• **What you should do**: Working from the top of the listing below, retype each line through the line containing "from matplotlib.transforms import", both included, with no pictures.

• **Information supplied**:
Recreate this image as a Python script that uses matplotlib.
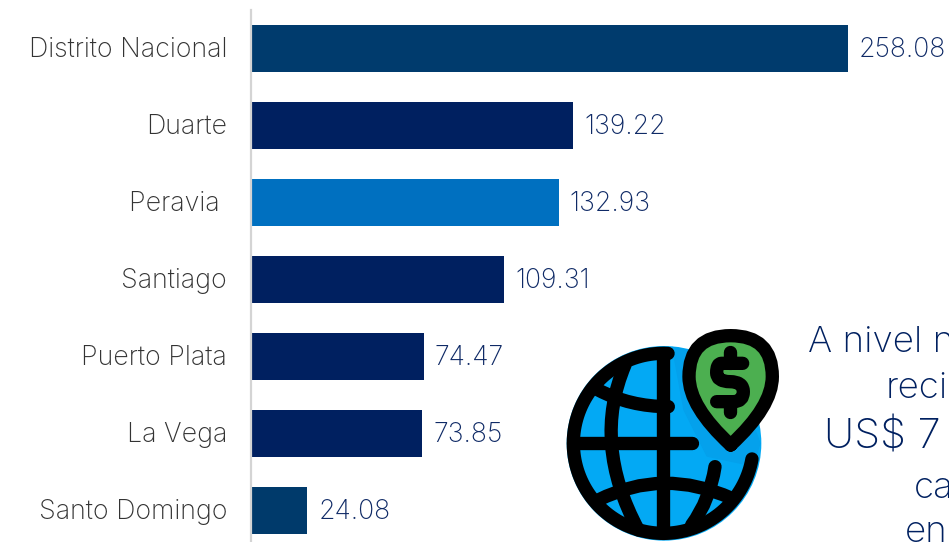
import numpy as np
import matplotlib
matplotlib.use("Agg")
import matplotlib.pyplot as plt
from matplotlib.path import Path
from matplotlib.patches import PathPatch, Circle
from matplotlib.transforms import ScaledTranslation

categories = ["Distrito Nacional", "Duarte", "Peravia ", "Santiago", "Puerto Plata", "La Vega", "Santo Domingo"]
values = [258.08, 139.22, 132.93, 109.31, 74.47, 73.85, 24.08]
bar_colors = ["#003B6D", "#002060", "#0070C0", "#002060", "#002060", "#002060", "#003A6B"]
value_labels = ["258.08", "139.22", "132.93", "109.31", "74.47", "73.85", "24.08"]
note_lines = ["A nivel n", "reci", "US$ 7", "ca", "en"]

W, H = 949, 542
FONT = "Inter"
WT = "light"
fig = plt.figure(figsize=(W / 100, H / 100), dpi=100, facecolor="white")
x0 = 251.5
ax = fig.add_axes([x0 / W, 0, (W - x0) / W, 1])
ax.set_xlim(0, (W - x0) / 2.311)
ax.set_ylim((H - 48.5) / 77, -48.5 / 77)
ypos = np.arange(len(categories))
ax.barh(ypos, values, height=0.622, color=bar_colors)
for s in ["top", "right", "bottom"]:
    ax.spines[s].set_visible(False)
ax.spines["left"].set_color("#D4D4D4")
ax.spines["left"].set_linewidth(1.6)
ax.spines["left"].set_bounds(-38.5 / 77, (H - 48.5) / 77)
ax.xaxis.set_visible(False)
ax.set_yticks(ypos, categories, fontfamily=FONT, fontweight=WT, fontsize=19.3, color="#333333")
ax.tick_params(axis="y", length=0, pad=17.5)
shift = ScaledTranslation(0, 1.5 / 100, fig.dpi_scale_trans)
for lbl in ax.get_yticklabels():
    lbl.set_transform(lbl.get_transform() + shift)
for y, v, t in zip(ypos, values, value_labels):
    ax.annotate(t, (v, y), xytext=(8, -1), textcoords="offset points", va="center", ha="left",
                fontfamily=FONT, fontweight=WT, fontsize=19.2, color="#0F2A66", annotation_clip=False)

# overlay in pixel coordinates for the decorative icon and cut-off note
ov = fig.add_axes([0, 0, 1, 1], facecolor="none")
ov.set_xlim(0, W)
ov.set_ylim(H, 0)
ov.axis("off")
note_x = [808, 886, 824, 914, 905]
note_y = [343, 388, 437, 488, 532]
note_size = [26.5, 26.5, 30, 26.5, 26.5]
for t, x, y, fs in zip(note_lines, note_x, note_y, note_size):
    ov.text(x, y, t, fontfamily=FONT, fontweight=WT, fontsize=fs, color="#002060", va="center", ha="left")

def Z(x, y):
    return (540 + x / 3, 310 + y / 3)

def stroke(verts, codes=None, lw=9.6, fc="none", z=5):
    verts = [Z(*p) for p in verts]
    ov.add_patch(PathPatch(Path(verts, codes), fc=fc, ec="black", lw=lw, capstyle="round",
                           joinstyle="round", zorder=z))

C3 = Path.CURVE3
M = Path.MOVETO
ov.add_patch(Circle(Z(372, 400), 292 / 3, fc="#03A9F4", ec="none", zorder=2))
# slightly darker shade beside the pin
shade = [Z(*p) for p in [(395, 110), (430, 300), (500, 440), (640, 470), (662, 400), (600, 230), (480, 125)]]
ov.fill(*zip(*shade), color="#04A1EC", zorder=3, lw=0)
ang = np.radians(np.linspace(87, 350, 120))
stroke([(370 + 270 * np.cos(a), 400 - 270 * np.sin(a)) for a in ang])
stroke([(370, 128), (370, 670)])
stroke([(100, 400), (455, 400)])
stroke([(255, 165), (155, 400), (295, 660)], [M, C3, C3])
stroke([(525, 470), (510, 570), (455, 645)], [M, C3, C3])
stroke([(175, 240), (270, 290), (385, 290)], [M, C3, C3])
stroke([(175, 570), (370, 472), (575, 565)], [M, C3, C3])
# pin
pin = [(572, 405), (447, 290), (447, 200), (447, 77), (572, 77), (697, 77), (697, 200), (697, 290), (572, 405)]
stroke(pin, [M] + [C3] * 8, fc="#4CAF50", z=6)
# dollar
stroke([(608, 160), (545, 160), (530, 160), (530, 188), (530, 215), (570, 215), (610, 215), (610, 245),
        (610, 275), (580, 275), (530, 275)], [M] + [Path.LINETO] + [C3] * 8 + [Path.LINETO], z=7)
stroke([(570, 125), (570, 160)], z=7)
stroke([(570, 275), (570, 305)], z=7)

fig.savefig("out.png", dpi=100)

• **Full answer**:
Recreate this image as a Python script that uses matplotlib.
import numpy as np
import matplotlib
matplotlib.use("Agg")
import matplotlib.pyplot as plt
from matplotlib.path import Path
from matplotlib.patches import PathPatch, Circle
from matplotlib.transforms import ScaledTranslation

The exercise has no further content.